Canadian equities continue to surge for a second consecutive session on Monday as growing speculation about more interest rate cuts in the U.S. helped investors temporarily shake off concerns around commodity price volatility and tech valuations. As a result, the S&P/TSX Composite Index jumped by 444 points, or 1.5%, to settle at 30,604 — marking its biggest single-day percentage gain in over a month and its second-highest closing level of November.
While some sectors, such as consumer staples and industrials, witnessed weakness, solid gains in mining, healthcare, and technology stocks pushed the TSX index higher.
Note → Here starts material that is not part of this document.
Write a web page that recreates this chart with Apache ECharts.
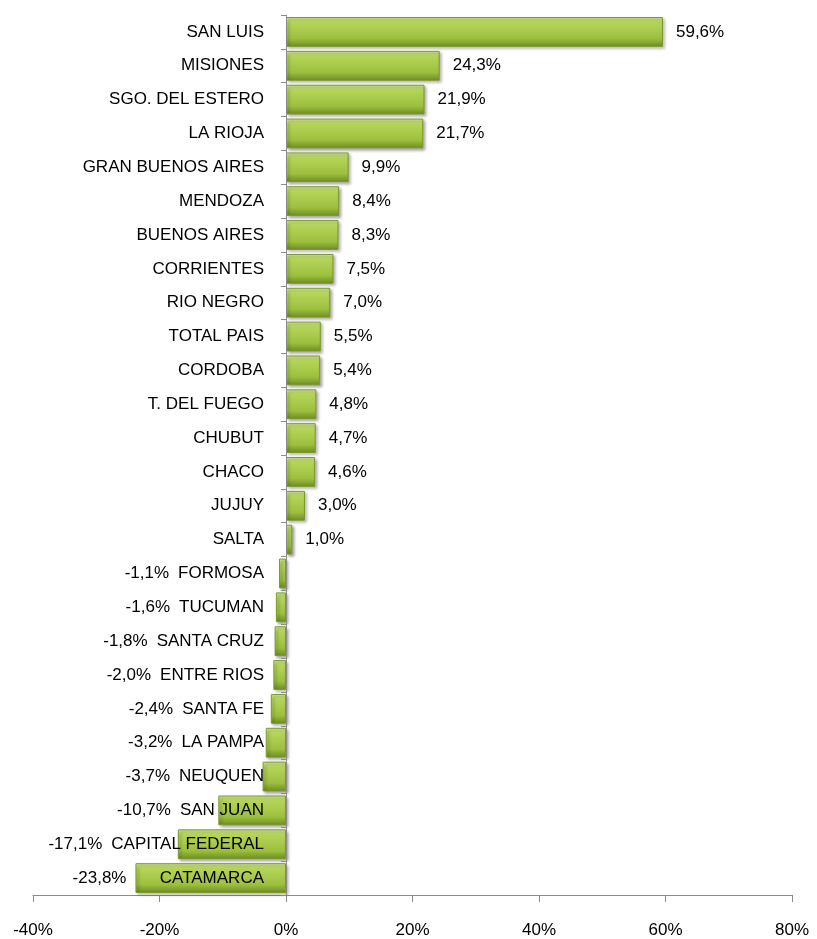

Top TSX Composite movers and active stocks
Celestica, Fortuna Mining, Aris Mining, and Energy Fuels were the top-performing TSX stocks for the day, with each climbing by at least 9.7%.
Similarly, shares of Barrick Gold (TSX:ABX) were also among the day’s top gainers on the Toronto Stock Exchange, as they rose 8.5% to $55.93 apiece. This rally in ABX stock came after the Toronto-headquartered gold miner announced a full resolution of its disputes with the Government of Mali.
As part of the agreement, all charges against Barrick and its staff will be dropped, detained employees will be released, and the company will regain operational control of its Loulo-Gounkoto gold complex. This settlement also includes Barrick’s withdrawal of pending international arbitration claims. The sharp surge in ABX stock clearly reflected investors’ relief over the restored stability of one of Barrick’s key mining assets.
In contrast, Canadian National Railway, Maple Leaf Foods, Telus, and Empire Company slipped by more than 2% each, making them the session’s worst-performing TSX stocks.
Based on their daily trade volume, Canadian Natural Resources, Telus, Barrick Mining, Cenovus Energy, and Enbridge were the five most active stocks on the exchange.
TSX today
After showing a sharp recovery in the previous session, crude oil and gold prices were largely flat in early morning trading on Tuesday, pointing to a muted opening for the resource-heavy main TSX index today.
While no major domestic economic releases are due, Canadian investors will closely monitor the important retail sales, wholesale inflation, and consumer confidence data from the United States this morning.
These economic data points could influence market sentiment on both sides of the border, especially as they may shape expectations around the Federal Reserve’s next moves on interest rates. That’s why rate-sensitive sectors such as financials and real estate may respond sharply depending on how the numbers come in.